The gold carriage is for the criminal. The ban is for the rapper.

composite trump and Ye

Britain drew a moral line this week — just not the one it thinks it did.

Six months ago, Britain rolled out its largest military welcome in living memory for a sitting American president — convicted felon, twice-impeached, facing credible accusations of human rights abuses. This week, in a decision that is dominating headlines and ignited a debate, it banned a rapper from boarding a plane to play a music festival in July.

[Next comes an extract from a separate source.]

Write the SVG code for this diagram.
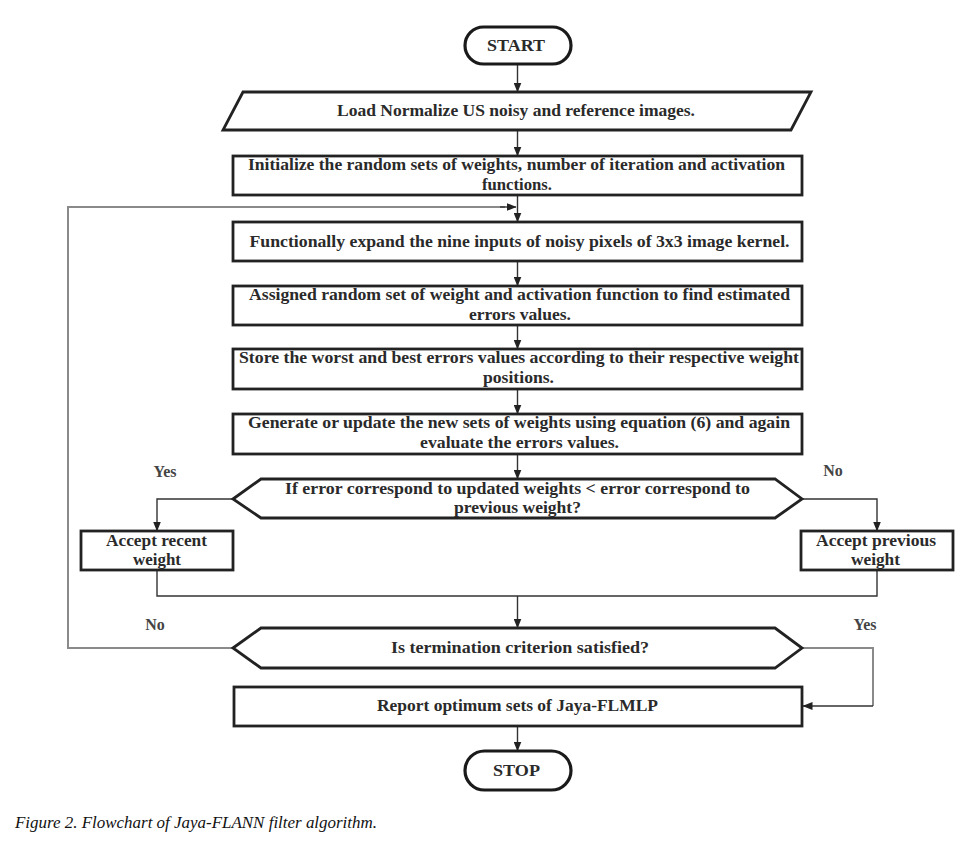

The rapper's offenses are real. Ye has spent years descending into antisemitism so brazen it appalled even the entertainment industry. He released a song called "Heil Hitler." He sold merchandise bearing a swastika. After weeks of public outcry, corporate sponsors fleeing, politicians from the Prime Minister down demanding action, and protests from Jewish community groups — the UK Home Office finally withdrew his Electronic Travel Authorization, declaring his presence "not conducive to the public good." The Wireless Festival was canceled entirely.

Few will mourn the cancellation. The question isn't whether Ye deserved the ban. The question is what it reveals that he got one while Donald Trump got a gilded horse-drawn carriage through Windsor.

"The moral standard is real. The application of it is entirely political."

The British government will tell you these situations are legally incomparable — and technically, that's true. State visits operate under diplomatic law that grants sitting heads of state near-absolute access, regardless of personal conduct. Immigration powers, the very tool used to bar Ye, simply don't apply to a foreign president. The two situations exist in different legal universes.

But the law and morality are not the same thing, and Britain is not making a legal argument. It is making a statement. Every image of King Charles and Trump in that carriage back in September — the bands playing, the red tunics, the RAF flypast — was a statement. The choice to stage the visit outside London, to minimize protest visibility, to host the most elaborate welcome in a generation for this particular man: these were all choices. Deliberate, conscious ones.

Meanwhile, some fifty protest groups filled the streets of London that September. Images of image of Trump alongside Jeffrey Epstein were projected onto Windsor Castle's walls. Four people were arrested for it. Thousands marched under the banner "Trump Not Welcome" — the same verdict the Home Office eventually reached about Ye, only applied with far less public pressure required.

What Britain has demonstrated across these two moments is the oldest rule in politics: moral frameworks are for the powerless. Ye has no nuclear codes, no trade leverage, no capacity to impose tariffs on British steel. Trump has all of these things. So Ye gets banned after a weeks-long national uproar, and Trump gets white-tie dinners — because consequence is a luxury reserved for those who cannot hurt you back.

There is something almost clarifying about the contrast. It strips away the polite fiction that nations ban people because of their values. They ban people because they can afford to. They welcome monsters when the monsters are useful. The carriage isn't pageantry. It's a price tag.

None of this excuses Ye. His descent into hate speech is a tragedy compounded by willfulness, and his exclusion from the UK is reasonable. But reason applied selectively isn't principle. It's convenience dressed up in the language of decency.

Britain has now told the world exactly what it believes — across two very public, very loud moments: that antisemitism disqualifies you from entry, but felonies, incitement, and credible accusations of human rights violations do not — provided you arrive on Air Force One.